2本の短編(『調子の狂った子供たち』『訪問の権利』)の撮影後、フィリップ・ガレルは中学校を中退し、父親モーリス・ガレルの友人ジャン=ピエール・ラジュルナルドの紹介でフランス国営のテレビ/ラジオ局ORTF(フランス放送協会)で働き始める。ラジュルナルド作品のアシスタントや俳優を務めつつ、当時の若者の肖像を切り取る「Buton Rouge」というシリーズを手掛けており、自身で作品の前説を務めてドノヴァンやザ・フーを撮影、ジュリアン・ベック、マリアンヌ・フェイスフルへのインタヴューなどにも携わった。ティエリーもTV時代のガレル作品にはアシスタントとして関わっていたそうだ。
ティエリーは革命前夜の1967年『記憶のためのマリー』に出演後に、ザンジバールのメンバーであるオリヴィエ・モセットやセルジュ・バールに知り合ったことで、このグループの始まりを告げる『Destruisez-vous』に参加し、彼らとともにモロッコに旅立つ。一方で五月革命を経てから、フィリップとの交流は途絶えてしまったという。

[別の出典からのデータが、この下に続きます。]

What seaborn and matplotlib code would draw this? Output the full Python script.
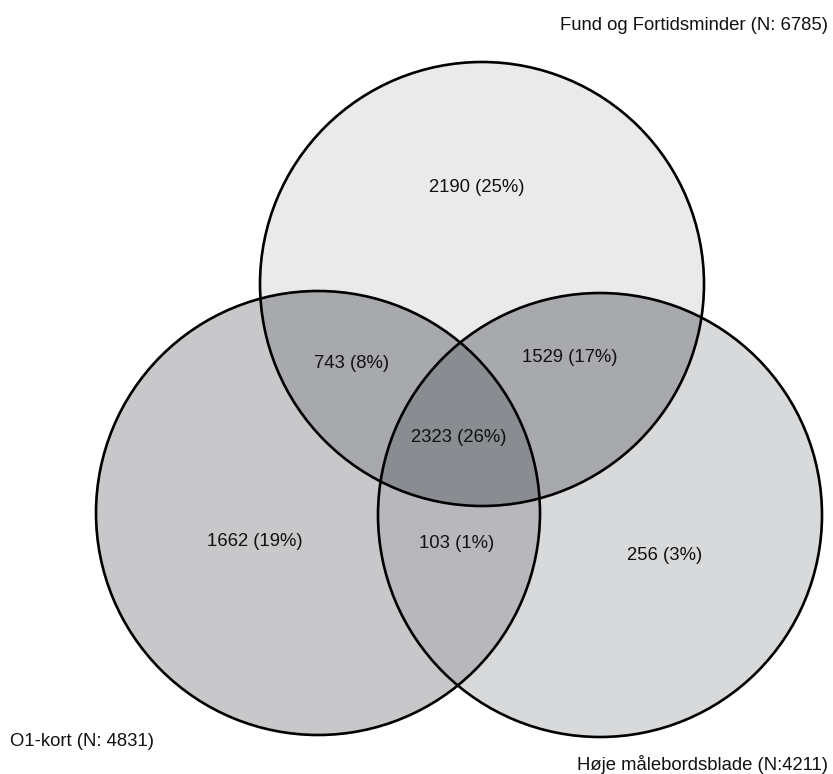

その当時のフィリップはニコとともにドラッグに溺れ、モーリスとも距離をとっていた時期だった。
1969年、当時のORTFの責任者であった作曲家ピエール・シェフェールの手引きでティエリーはアーカイヴ部門に配属され、74年からはL'INA(フランス国立視聴覚研究所)でアニエス・ヴァルダの『Daguerreotypes』やシャンタル・アケルマンの『New from Home』の製作アシスタントになり、本格的にプロデューサーとしての仕事を開始する。1987年にはARTEの前身である「La Sept」局に入り、1973年以降には製作が中断されていたジャニーヌ・バザン、アンドレ・S・ラバルトによる「我々の時代の映画作家シリーズ」の再開に寄与し、その後はクリス・マルケル『フクロウの遺産(L'Héritage de la chouette )』や、イェルバン・ジャニキアン&アンジェラ・リッチ・ルッキ、ヴィターリー・カネフスキー、シャンタル・アケルマンなどの製作を次々と手がけ、1989年にはフィリップ・ガレルのほぼ唯一のドキュメンタリー作品である『芸術省』の製作の援助も行った。
定年までARTEに務めたのちに、ティエリーはパリを離れた。現在はバンクーバーを拠点にドキュメンタリー映画祭のプログラミングを手掛けるほか、フリーランスのアソシエイト・プロデューサーとして活動しているという。